The four types of incertitude

This post was inspired by a recent tweet:

Which reminded me of one of my favorite lessons in grad school at LSE. The lesson is simple: we think about how many different ways there are to have incomplete information about the future.

A very simple way to think about it is to think about foresight is it having two dimensions: knowledge about what the potential outcomes are; and knowledge about how likely each outcome is.

Pulling a random card from a normal 52-card deck is a great example of perfect knowledge about both what the range of outcomes are and how likely each outcome is. Even though the outcome is uncertain, we have great mathematical tools for figuring out how we should behave in advance of knowing what the outcome ends up being. This is called “risk”.

But many situations are not so favorable. Asking a lady out, for example, has a few canonical outcomes (she says no, she says yes, she demurs, etc.), but the asker will in many cases not have a clue what the likelihoods are. This is called “uncertainty” – where you know what the outcomes are, but not the odds of each.

So now that we have the two axes – outcomes and likelihoods – we can define two more “perfect” endpoints on this two dimensional spectrum of incertitude.

“Ambiguity” is where you know what the likelihoods are, but not what the outcomes would be. As a contrived example, consider that you were dealt a hand that you weren’t allowed to look at. You would be dealt one more card that you’d be allowed to see. You’d have perfect knowledge about the likelihood of each card coming up, but, crucially, not how it would affect your hand.
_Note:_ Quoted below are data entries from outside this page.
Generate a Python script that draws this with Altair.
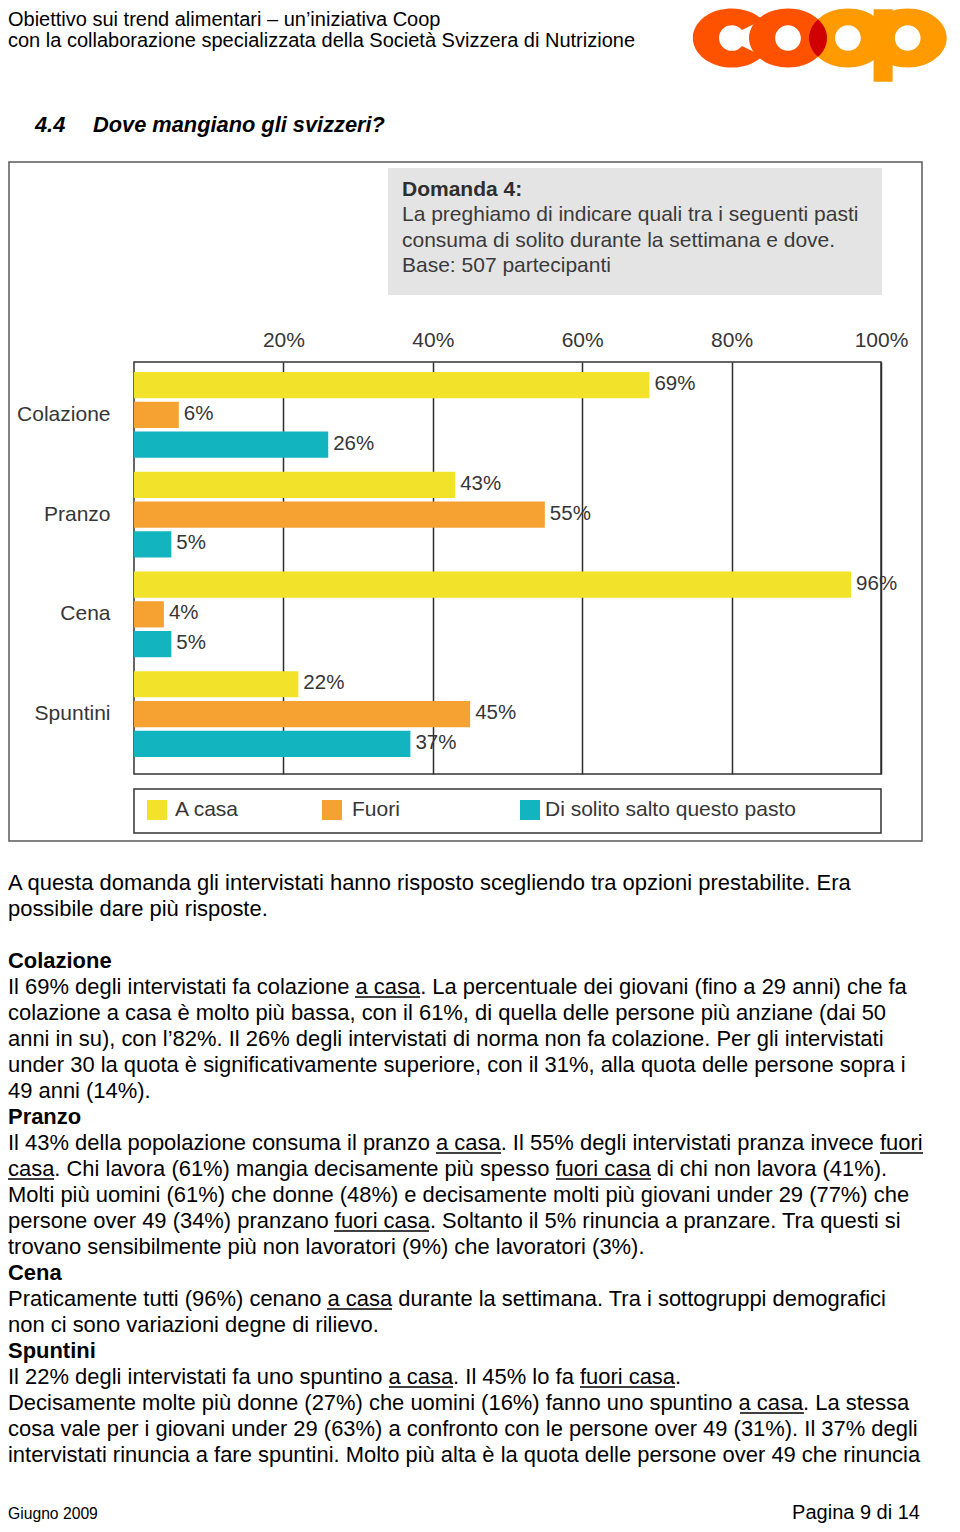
import math
import altair as alt
import pandas as pd

# ---------------- data ----------------
meals = ["Colazione", "Pranzo", "Cena", "Spuntini"]
series = ["A casa", "Fuori", "Di solito salto questo pasto"]
a_casa = [69, 43, 96, 22]
fuori = [6, 55, 4, 45]
salto = [26, 5, 5, 37]
colors = ["#F3E22A", "#F5A233", "#12B5BF"]
tick_values = [20, 40, 60, 80, 100]

rows = []
for i, m in enumerate(meals):
    for s, vals in zip(series, [a_casa, fuori, salto]):
        rows.append({"pasto": m, "serie": s, "valore": vals[i], "etichetta": f"{vals[i]}%"})
df = pd.DataFrame(rows)

header_lines = [
    "Obiettivo sui trend alimentari \u2013 un\u2019iniziativa Coop",
    "con la collaborazione specializzata della Società Svizzera di Nutrizione",
]
question_lines = [
    "La preghiamo di indicare quali tra i seguenti pasti",
    "consuma di solito durante la settimana e dove.",
    "Base: 507 partecipanti",
]
body = [
    ("n", "A questa domanda gli intervistati hanno risposto scegliendo tra opzioni prestabilite. Era"),
    ("n", "possibile dare più risposte."),
    ("n", ""),
    ("b", "Colazione"),
    ("n", "Il 69% degli intervistati fa colazione a casa. La percentuale dei giovani (fino a 29 anni) che fa"),
    ("n", "colazione a casa è molto più bassa, con il 61%, di quella delle persone più anziane (dai 50"),
    ("n", "anni in su), con l\u201982%. Il 26% degli intervistati di norma non fa colazione. Per gli intervistati"),
    ("n", "under 30 la quota è significativamente superiore, con il 31%, alla quota delle persone sopra i"),
    ("n", "49 anni (14%)."),
    ("b", "Pranzo"),
    ("n", "Il 43% della popolazione consuma il pranzo a casa. Il 55% degli intervistati pranza invece fuori"),
    ("n", "casa. Chi lavora (61%) mangia decisamente più spesso fuori casa di chi non lavora (41%)."),
    ("n", "Molti più uomini (61%) che donne (48%) e decisamente molti più giovani under 29 (77%) che"),
    ("n", "persone over 49 (34%) pranzano fuori casa. Soltanto il 5% rinuncia a pranzare. Tra questi si"),
    ("n", "trovano sensibilmente più non lavoratori (9%) che lavoratori (3%)."),
    ("b", "Cena"),
    ("n", "Praticamente tutti (96%) cenano a casa durante la settimana. Tra i sottogruppi demografici"),
    ("n", "non ci sono variazioni degne di rilievo."),
    ("b", "Spuntini"),
    ("n", "Il 22% degli intervistati fa uno spuntino a casa. Il 45% lo fa fuori casa."),
    ("n", "Decisamente molte più donne (27%) che uomini (16%) fanno uno spuntino a casa. La stessa"),
    ("n", "cosa vale per i giovani under 29 (63%) a confronto con le persone over 49 (31%). Il 37% degli"),
    ("n", "intervistati rinuncia a fare spuntini. Molto più alta è la quota delle persone over 49 che rinuncia"),
]
# underlined words: (line index, page x start, width)
underlines = [
    (4, 355, 65), (10, 436, 65), (10, 880, 43), (11, 8, 46), (11, 556, 95),
    (13, 334, 95), (16, 327, 65), (19, 389, 64), (19, 580, 95), (20, 740, 64),
]

# ---------------- layout ----------------
W, H = 747, 412
OX, OY = 134, 362          # page position of plot origin
FONT = "Liberation Sans"
CTXT = "#363636"
LEFT = 8                   # left text margin (page px)


def px(x):
    return x - OX


def py(y):
    return y - OY


one = pd.DataFrame({"k": [0]})


def text_layer(txt, x, y, size, weight="normal", style="normal", color="#000000",
               align="left", baseline="alphabetic"):
    return alt.Chart(one).mark_text(
        text=txt, align=align, baseline=baseline, fontSize=size, fontWeight=weight,
        fontStyle=style, color=color, font=FONT,
    ).encode(x=alt.value(px(x)), y=alt.value(py(y)))


def rect_layer(x1, y1, x2, y2, fill="white", stroke=None, sw=0, fill_opacity=1):
    kw = dict(fill=fill, fillOpacity=fill_opacity)
    if stroke:
        kw.update(stroke=stroke, strokeWidth=sw)
    return alt.Chart(one).mark_rect(**kw).encode(
        x=alt.value(px(x1)), x2=alt.value(px(x2)), y=alt.value(py(y1)), y2=alt.value(py(y2)))


# ---------------- bars ----------------
x_enc = alt.X("valore:Q", scale=alt.Scale(domain=[0, 100], nice=False),
              axis=alt.Axis(orient="top", values=tick_values, labelExpr="datum.value + '%'",
                            title=None, grid=True, gridColor="#2e2e2e", gridWidth=1.5,
                            ticks=False, domain=False, labelFontSize=21, labelFont=FONT,
                            labelColor=CTXT, labelPadding=12, labelFlush=False))
y_enc = alt.Y("pasto:N", sort=meals,
              scale=alt.Scale(paddingInner=0.14, paddingOuter=0.136, align=0.37),
              axis=alt.Axis(title=None, ticks=False, domain=False, labelPadding=24,
                            labelFontSize=21, labelFont=FONT, labelColor=CTXT))
yoff_enc = alt.YOffset("serie:N", sort=series, scale=alt.Scale(paddingInner=0.12, paddingOuter=0))

bars = alt.Chart(df).mark_bar().encode(
    x=x_enc, y=y_enc, yOffset=yoff_enc,
    color=alt.Color("serie:N", sort=series, scale=alt.Scale(domain=series, range=colors), legend=None),
)
labels = alt.Chart(df).mark_text(align="left", baseline="middle", dx=5, dy=-1, fontSize=20.5,
                                 font=FONT, color=CTXT).encode(
    x=alt.X("valore:Q"), y=alt.Y("pasto:N", sort=meals), yOffset=alt.YOffset("serie:N", sort=series),
    text="etichetta:N")

# ---------------- decorations ----------------
frame = rect_layer(9, 162, 922, 841, fill="white", stroke="#5a5a5a", sw=1.5, fill_opacity=0)
qbox = rect_layer(388, 168, 882, 295, fill="#E4E4E4")
legbox = rect_layer(134, 789, 881, 833, fill="white", stroke="#333333", sw=1.5)

# legend entries (swatch left x, label x)
legend_pos = [(147, 175), (322, 352), (520, 545)]
legend_layers = []
for (sx, tx), name, col in zip(legend_pos, series, colors):
    legend_layers.append(
        alt.Chart(one).mark_square(size=400, filled=True, color=col, opacity=1, strokeWidth=0)
        .encode(x=alt.value(px(sx + 10)), y=alt.value(py(810))))
    legend_layers.append(text_layer(name, tx, 810, 21, color=CTXT, baseline="middle"))

# logo (unit = U px, anchor = centre of first "o")
U = 39
LX, LY = 788, 38
size = (2 * U) ** 2
RY, RI = 0.756, 0.33


def ring(cx, rx=1.0, ry=RY, rxi=RI, ryi=RI):
    return (f"M{cx-rx},0 A{rx},{ry} 0 1 0 {cx+rx},0 A{rx},{ry} 0 1 0 {cx-rx},0 Z "
            f"M{cx-rxi},0 A{rxi},{ryi} 0 1 1 {cx+rxi},0 A{rxi},{ryi} 0 1 1 {cx-rxi},0 Z")


def c_shape(cx, rx=1.0, ry=RY, rxi=RI, ryi=RI, deg=38):
    a = math.radians(deg)
    ox1, oy1 = cx + rx * math.cos(a), ry * math.sin(a)
    ox2, oy2 = cx + rx * math.cos(-a), ry * math.sin(-a)
    ix1, iy1 = cx + rxi * math.cos(a), ryi * math.sin(a)
    ix2, iy2 = cx + rxi * math.cos(-a), ryi * math.sin(-a)
    return (f"M{ox1:.3f},{oy1:.3f} A{rx},{ry} 0 1 1 {ox2:.3f},{oy2:.3f} "
            f"L{ix2:.3f},{iy2:.3f} A{rxi},{ryi} 0 1 0 {ix1:.3f},{iy1:.3f} Z")


lens = "M0.7685,-0.4838 A1,0.756 0 0 1 0.7685,0.4838 A1,0.756 0 0 1 0.7685,-0.4838 Z"
stem = "M2.195,-0.74 L2.683,-0.74 L2.683,1.12 L2.195,1.12 Z"
logo_parts = [
    (c_shape(-1.439), "#FF5200"),
    (ring(0.0), "#FF5200"),
    (ring(1.537), "#FF9A00"),
    (ring(3.07), "#FF9A00"),
    (stem, "#FF9A00"),
    (lens, "#D00000"),
]
logo_layers = [
    alt.Chart(one).mark_point(shape=p, size=size, filled=True, fill=c, opacity=1,
                              strokeWidth=0).encode(x=alt.value(px(LX)), y=alt.value(py(LY)))
    for p, c in logo_parts
]

text_layers = [
    text_layer(header_lines[0], LEFT, 26, 20),
    text_layer(header_lines[1], LEFT, 47, 20),
    text_layer("4.4", 35, 131.5, 21.8, weight="bold", style="italic"),
    text_layer("Dove mangiano gli svizzeri?", 93, 131.5, 21.8, weight="bold", style="italic"),
    text_layer("Domanda 4:", 402, 195.5, 21, weight="bold", color="#2e2e2e"),
]
for i, line in enumerate(question_lines):
    text_layers.append(text_layer(line, 402, 221 + 25.5 * i, 21, color="#3a3a3a"))

BODY_Y0 = 890
BODY_SIZE = 21.95
for i, (kind, line) in enumerate(body):
    if line:
        text_layers.append(text_layer(line, LEFT, BODY_Y0 + 26 * i, BODY_SIZE,
                                      weight="bold" if kind == "b" else "normal"))

ul_layers = [
    alt.Chart(one).mark_rule(color="#000000", strokeWidth=1.3).encode(
        x=alt.value(px(x0)), x2=alt.value(px(x0 + w)),
        y=alt.value(py(BODY_Y0 + 26 * li + 3)))
    for li, x0, w in underlines
]

text_layers.append(text_layer("Giugno 2009", LEFT, 1519, 15.7))
text_layers.append(text_layer("Pagina 9 di 14", 920, 1519, 20, align="right"))

chart = alt.layer(
    frame, qbox, legbox, bars, labels, *legend_layers,
    *logo_layers, *text_layers, *ul_layers,
).properties(
    width=W, height=H,
    autosize=alt.AutoSizeParams(type="none"),
    padding={"left": OX - 8, "top": OY - 8, "right": 70, "bottom": 1516 - (OY - 8) - H},
).configure_view(stroke="#333333", strokeWidth=1.5)

chart.save("out.html", embed_options={"renderer": "svg", "actions": False})
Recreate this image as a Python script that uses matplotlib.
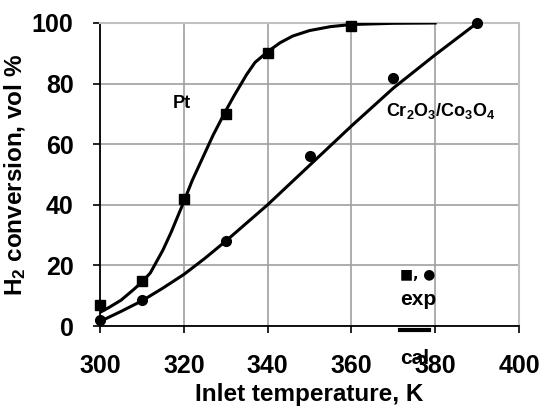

This type of incertitude is common in very complex situations where you can’t parse out the impact of any given outcome.

Finally, “ignorance” is where you have knowledge neither of what the outcomes are, or what their likelihoods are. These are the “unknown unknowns” that Donald Rumsfeld made famous.

Visually, the layout of different situations looks like this:

597_andy_s_fig_2

Different methods for handling the different forms of incertitude are listed in italics.

The most important thing, though, is to know where you are in this space. If you think you’re in “risk” space, but in reality you’re in “uncertainty”, you’re setting yourself up for a bad day, as the tools you’re using may rely on a probability distribution of outcomes to guide decision-making.

In my view, the bottom half of this matrix (as presented in the graphic) is significantly more common than the top. It’s very rare that we ever have a real distribution to work with; at least not one that we haven’t simply contrived or guessed at so that we could use friendlier, more comforting mathematical models.

In any case, “risk” is actually a very special case in this space, but most of the models you see for decision-making (i.e., the ubiquitous excel spreadsheet) are built around the “risk” case.